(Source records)
····················

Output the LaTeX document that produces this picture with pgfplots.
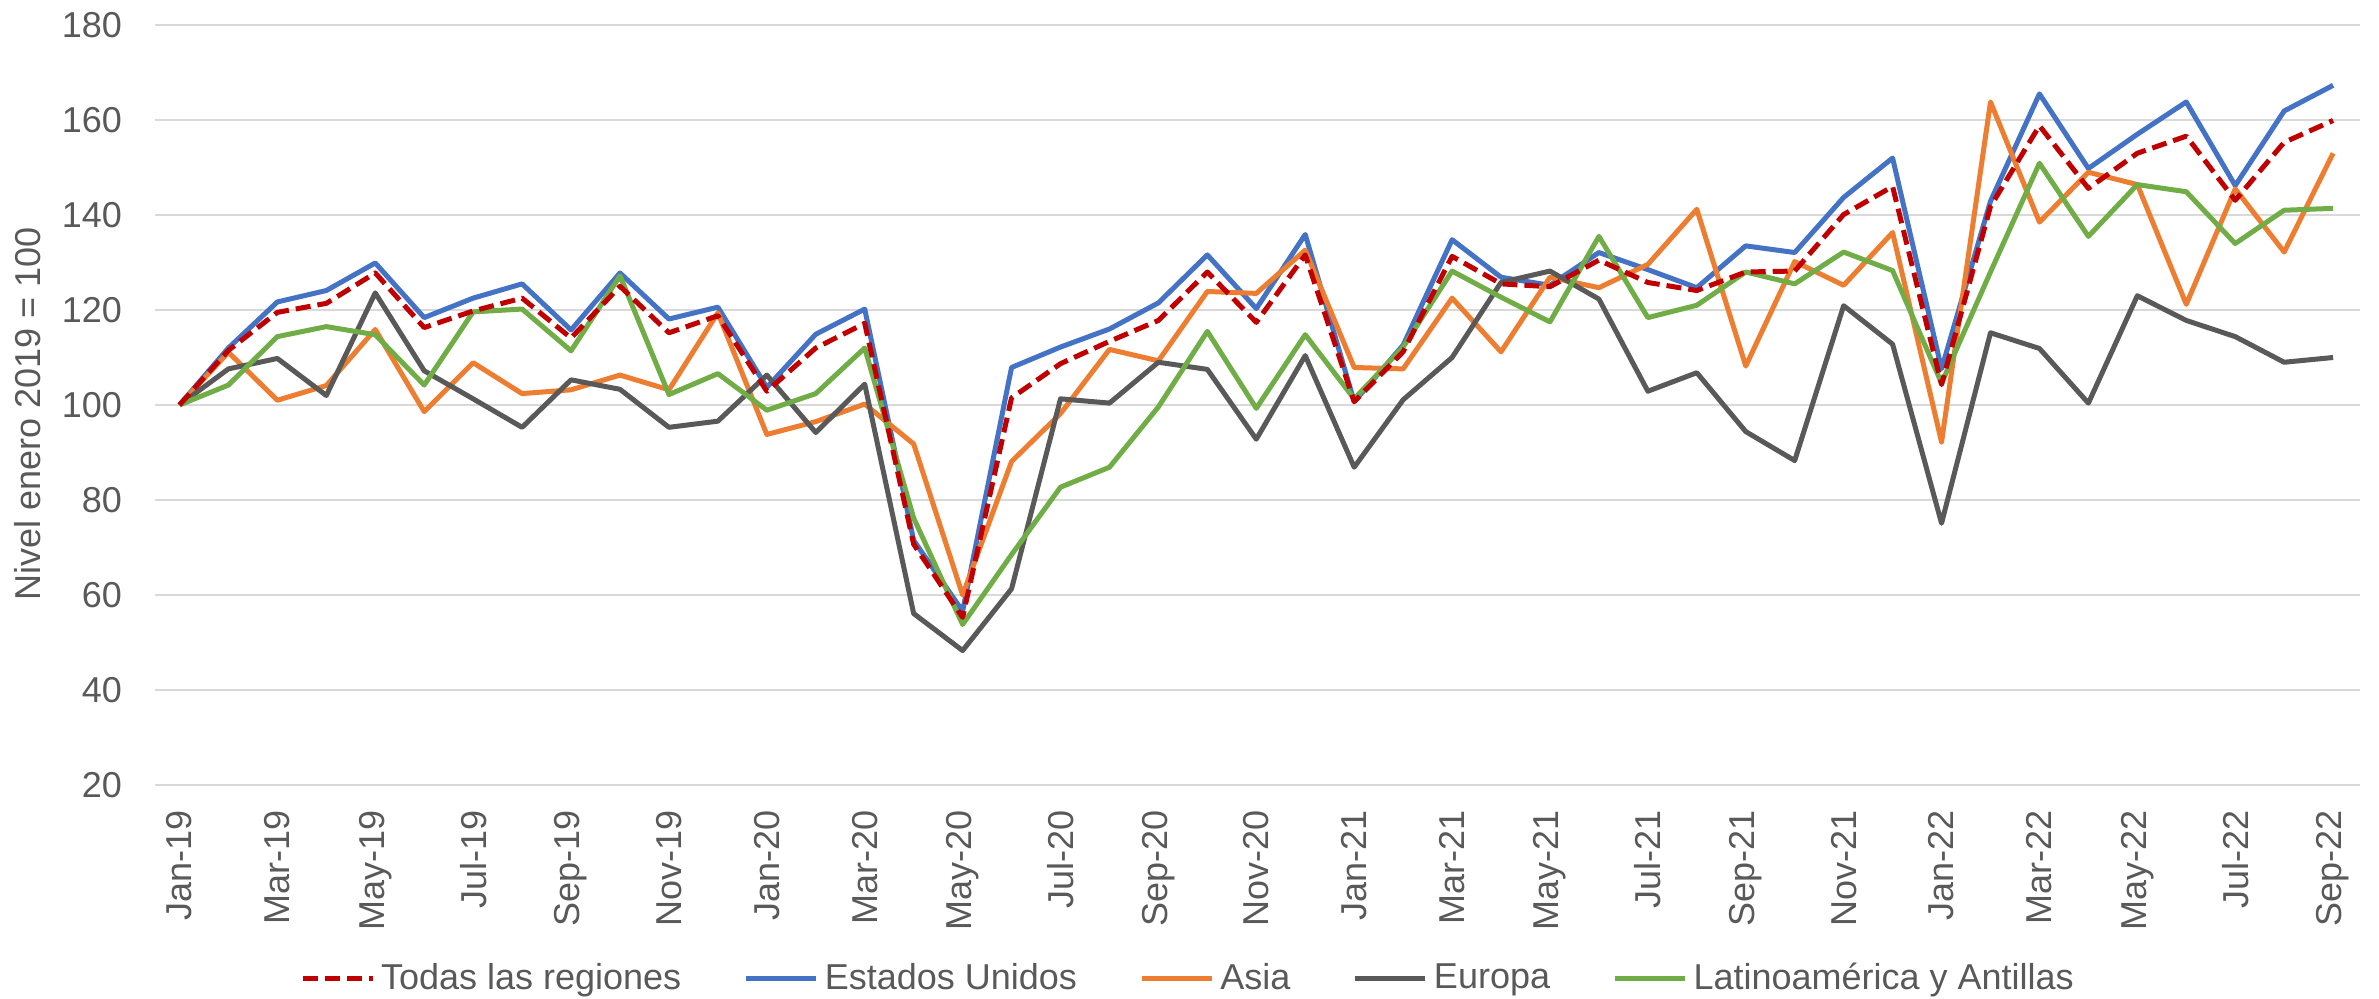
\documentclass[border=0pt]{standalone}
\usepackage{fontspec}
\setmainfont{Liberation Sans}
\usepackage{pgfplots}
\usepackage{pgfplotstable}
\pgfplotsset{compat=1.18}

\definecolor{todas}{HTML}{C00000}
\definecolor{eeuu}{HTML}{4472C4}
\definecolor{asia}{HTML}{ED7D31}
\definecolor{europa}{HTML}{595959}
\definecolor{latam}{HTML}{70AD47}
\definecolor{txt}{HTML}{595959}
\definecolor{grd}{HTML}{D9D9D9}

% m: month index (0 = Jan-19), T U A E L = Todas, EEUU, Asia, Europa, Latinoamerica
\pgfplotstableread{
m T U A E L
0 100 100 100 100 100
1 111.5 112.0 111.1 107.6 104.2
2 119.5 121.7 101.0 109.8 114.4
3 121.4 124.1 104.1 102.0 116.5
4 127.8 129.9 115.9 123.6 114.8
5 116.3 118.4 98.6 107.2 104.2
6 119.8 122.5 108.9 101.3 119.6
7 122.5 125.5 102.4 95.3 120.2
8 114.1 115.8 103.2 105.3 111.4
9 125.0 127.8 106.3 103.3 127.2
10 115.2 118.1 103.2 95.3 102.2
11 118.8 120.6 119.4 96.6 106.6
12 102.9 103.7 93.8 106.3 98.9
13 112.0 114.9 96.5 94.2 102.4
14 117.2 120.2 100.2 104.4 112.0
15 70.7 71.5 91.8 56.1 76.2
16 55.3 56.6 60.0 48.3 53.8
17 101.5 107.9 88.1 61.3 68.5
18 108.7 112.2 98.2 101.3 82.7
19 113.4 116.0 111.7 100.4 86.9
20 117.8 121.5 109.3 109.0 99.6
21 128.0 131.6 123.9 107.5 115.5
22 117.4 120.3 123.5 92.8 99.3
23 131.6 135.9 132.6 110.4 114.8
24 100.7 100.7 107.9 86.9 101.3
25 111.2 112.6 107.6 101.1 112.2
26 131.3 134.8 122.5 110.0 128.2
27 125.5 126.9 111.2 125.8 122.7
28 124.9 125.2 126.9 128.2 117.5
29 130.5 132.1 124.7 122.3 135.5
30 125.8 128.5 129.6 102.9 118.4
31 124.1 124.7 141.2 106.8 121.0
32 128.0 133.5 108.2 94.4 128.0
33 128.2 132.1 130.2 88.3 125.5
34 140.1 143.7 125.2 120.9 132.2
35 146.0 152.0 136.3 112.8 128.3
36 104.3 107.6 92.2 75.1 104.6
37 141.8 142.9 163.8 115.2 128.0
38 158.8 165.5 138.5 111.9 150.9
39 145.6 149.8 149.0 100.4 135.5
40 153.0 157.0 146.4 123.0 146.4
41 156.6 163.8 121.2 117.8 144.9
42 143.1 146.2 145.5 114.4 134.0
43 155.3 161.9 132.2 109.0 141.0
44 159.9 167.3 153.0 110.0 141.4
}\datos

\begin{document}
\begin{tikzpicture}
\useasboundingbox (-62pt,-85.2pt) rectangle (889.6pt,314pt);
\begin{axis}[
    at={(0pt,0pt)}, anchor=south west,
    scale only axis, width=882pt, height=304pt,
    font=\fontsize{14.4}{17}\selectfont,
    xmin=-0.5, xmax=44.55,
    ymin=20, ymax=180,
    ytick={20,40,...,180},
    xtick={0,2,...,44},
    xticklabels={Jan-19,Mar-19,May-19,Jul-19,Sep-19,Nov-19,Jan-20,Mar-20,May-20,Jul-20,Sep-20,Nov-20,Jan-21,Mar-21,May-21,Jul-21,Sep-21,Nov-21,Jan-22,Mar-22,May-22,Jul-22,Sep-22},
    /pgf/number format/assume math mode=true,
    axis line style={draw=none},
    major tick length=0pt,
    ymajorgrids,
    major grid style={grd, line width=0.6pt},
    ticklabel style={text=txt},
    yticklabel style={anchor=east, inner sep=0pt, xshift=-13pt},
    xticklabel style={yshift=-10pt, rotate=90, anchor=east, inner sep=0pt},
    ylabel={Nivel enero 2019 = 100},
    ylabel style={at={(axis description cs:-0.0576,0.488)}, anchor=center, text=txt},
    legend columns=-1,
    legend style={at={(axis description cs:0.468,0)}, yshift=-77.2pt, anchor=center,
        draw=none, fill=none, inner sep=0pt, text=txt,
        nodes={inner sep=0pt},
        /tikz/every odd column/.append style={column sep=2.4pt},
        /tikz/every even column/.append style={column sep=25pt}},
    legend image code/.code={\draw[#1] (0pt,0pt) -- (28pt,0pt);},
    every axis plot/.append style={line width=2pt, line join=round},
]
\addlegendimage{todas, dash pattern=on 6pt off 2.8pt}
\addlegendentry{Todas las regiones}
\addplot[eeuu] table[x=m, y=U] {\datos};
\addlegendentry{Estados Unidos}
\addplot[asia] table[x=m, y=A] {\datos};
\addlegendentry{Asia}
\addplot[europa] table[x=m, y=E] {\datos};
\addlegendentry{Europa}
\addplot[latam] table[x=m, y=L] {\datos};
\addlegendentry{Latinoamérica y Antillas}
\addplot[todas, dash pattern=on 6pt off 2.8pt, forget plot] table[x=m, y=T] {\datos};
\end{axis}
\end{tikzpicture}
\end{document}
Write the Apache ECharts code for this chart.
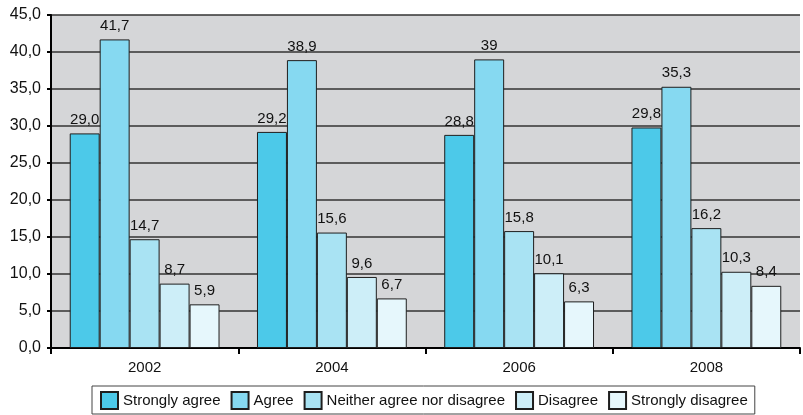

····················

Where a line above contains the string "this", copy that line.

Output the LaTeX document that produces this picture with pgfplots.
Write the Apache ECharts code for this chart.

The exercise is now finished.